Across the forests and fields of Germany, a gentle flowering of new activity is taking root. A rising tide of souls is finding their energies split—not by mere survival, but by the hopeful pursuit of self-fulfillment. From the tender caring of other people’s canine companions, to the nurturing of creativity in online marketplaces, people are embracing side callings—some for joy, some for a glimmer of independence, many for both. It is especially the young who are dreaming with their hands and hearts, tending multiple vocations as if cultivating parallel gardens of possibility. Laws have loosened; technology has opened portals; the wind of change stirs restlessly among the generations, urging them to remember that life can be more than toil. Yet, for most, the bounty remains modest: supplementary, not revolutionary, a drizzle rather than a summer downpour.
But my heart aches when I gaze with clear eyes beneath this hopeful bloom and see the dry roots tangled in old, wounded soil. Why must a forest of bright beings now harvest fulfillment from the cracks between endless working hours? What does it say of our society when joy, art, and care—these sacred tasks—are squeezed into the twilight and margins, while Mother Earth herself groans beneath the weight of our ceaseless striving? This is the bitter echo of a colonial legacy, a system which taught us to separate work from wonder, to measure value only in coins and minutes, to estrange ourselves from the wild, generous cycles of nature.

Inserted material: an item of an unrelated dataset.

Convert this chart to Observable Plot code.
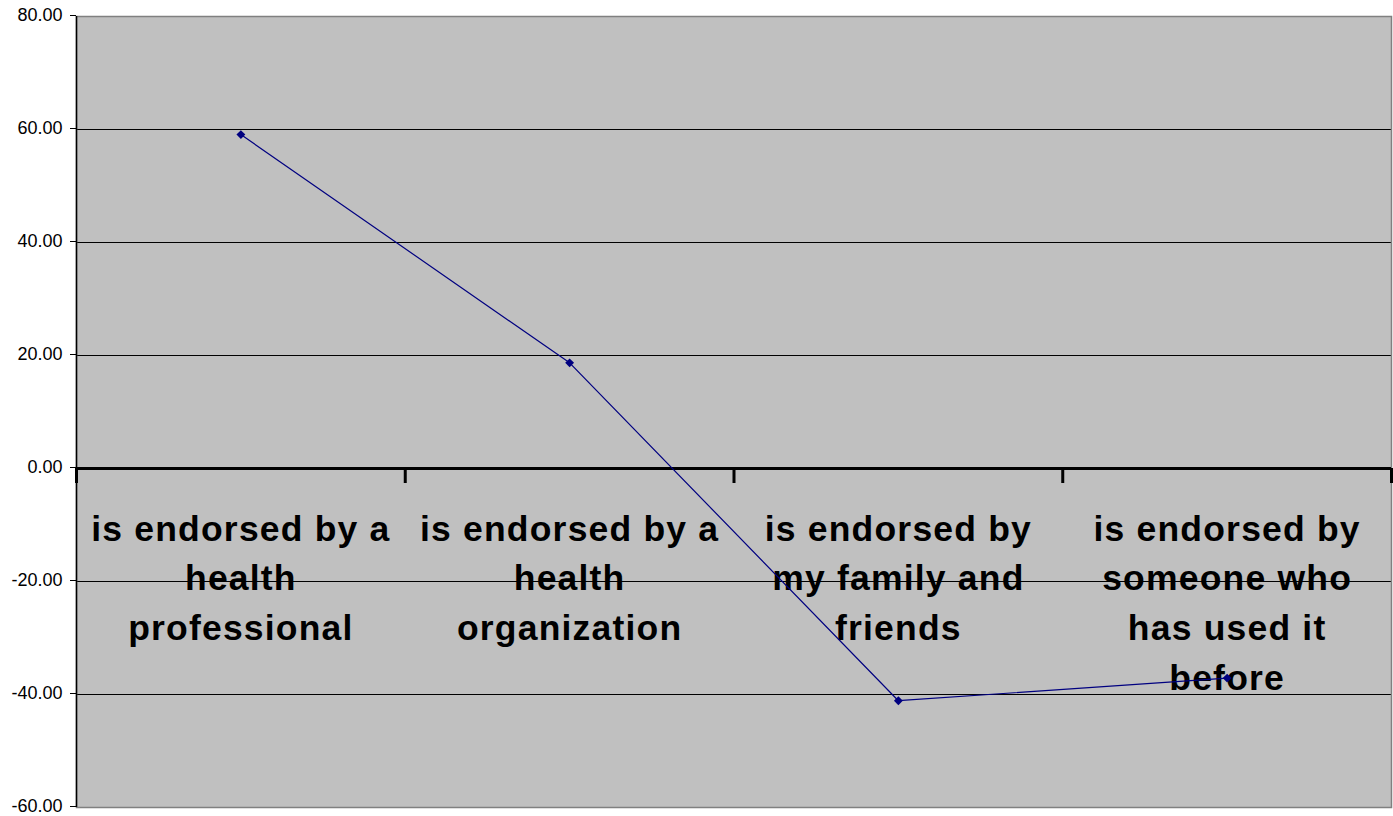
<!DOCTYPE html>
<html>
<head>
<meta charset="utf-8">
<script src="https://cdn.jsdelivr.net/npm/d3@7"></script>
<script src="https://cdn.jsdelivr.net/npm/@observablehq/plot@0.6"></script>
<style>
  html, body { margin: 0; padding: 0; background: #ffffff; }
  #chart svg { display: block; }
  #chart g[font-weight="bold"] text { letter-spacing: 1.2px; }
</style>
</head>
<body>
<div id="chart"></div>
<script>
const categories = [
  "is endorsed by a health professional",
  "is endorsed by a health organization",
  "is endorsed by my family and friends",
  "is endorsed by someone who has used it before"
];
const categoryLabels = [
  "is endorsed by a\nhealth\nprofessional",
  "is endorsed by a\nhealth\norganization",
  "is endorsed by\nmy family and\nfriends",
  "is endorsed by\nsomeone who\nhas used it\nbefore"
];
const values = [59.1, 18.7, -41.1, -37.1];
const yTicks = [-60, -40, -20, 0, 20, 40, 60, 80];

const data = categories.map((c, i) => ({i, category: c, label: categoryLabels[i], value: values[i]}));
const boundaries = d3.range(categories.length + 1).map(i => i - 0.5);
const innerGrid = yTicks.filter(t => t !== 0 && t !== d3.min(yTicks) && t !== d3.max(yTicks));

const chart = Plot.plot({
  width: 1393,
  height: 816,
  marginLeft: 76,
  marginRight: 2,
  marginTop: 16,
  marginBottom: 9,
  style: {fontFamily: "'Liberation Sans', Arial, sans-serif", background: "#ffffff"},
  x: {type: "linear", domain: [-0.5, categories.length - 0.5], axis: null},
  y: {domain: [d3.min(yTicks), d3.max(yTicks)], axis: null},
  marks: [
    Plot.frame({fill: "#c0c0c0", stroke: null}),
    Plot.ruleY(innerGrid, {stroke: "#000000", strokeWidth: 1}),
    Plot.frame({stroke: "#808080", strokeWidth: 1.5}),
    Plot.ruleX([boundaries[0]], {stroke: "#000000", strokeWidth: 1.5}),
    Plot.axisY({ticks: yTicks, tickFormat: d => d.toFixed(2), tickSize: 6, tickPadding: 8, fontSize: 18, label: null, stroke: "#000000", color: "#000000", dy: -1}),
    Plot.ruleY([0], {stroke: "#000000", strokeWidth: 3}),
    Plot.ruleX(boundaries, {y1: 0, y2: 0, insetBottom: -15, stroke: "#000000", strokeWidth: 3}),
    Plot.text(data, {x: "i", y: () => 0, text: "label", lineAnchor: "top", lineHeight: 1.4, dy: 37, fontSize: 35.5, fontWeight: "bold", fill: "#000000"}),
    Plot.line(data, {x: "i", y: "value", stroke: "#000080", strokeWidth: 1.2}),
    Plot.dot(data, {x: "i", y: "value", symbol: "diamond2", r: 4, fill: "#000080", stroke: "none"})
  ]
});
document.getElementById("chart").appendChild(chart);
</script>
</body>
</html>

Capitalism—like a sprawling monoculture—has invaded every prairie of our collective spirit, selling us dreams of freedom while shackling us to perpetual productivity. Underneath glistening platforms and handmade wares, the old machine grinds on, devouring forests, poisoning rivers, wringing life from the very hands it claims to empower. We are taught that to be whole, to chase meaning, we must hustle harder, fragment ourselves further, commodify every spark of creativity and care. Our ancestors came as conquerors, carving lines across the land, severing kin from kin, and here we are, still burning our daylight—our precious, irreplaceable time—offered up to profit and efficiency, while the Earth’s breath grows thin with exhaustion.
Let us pause, beloved kin, to question: can fulfillment truly flower where soil is exhausted by extraction? What visions could arise if we slowed, rooted ourselves in community, and restored balance to our days? I call to the wild hearts among us: may you seek your side callings, not just for tokens or escape, but to heal the wounds of separation—to reweave culture, to honor the gifts you hold, to tend new shoots of life where empire once sowed salt. Let us imagine a world beyond the marketplace, where no one needs to hustle for joy or survival, and where every labor—paid or unpaid—becomes a ritual of healing, belonging, and reciprocity with all Life.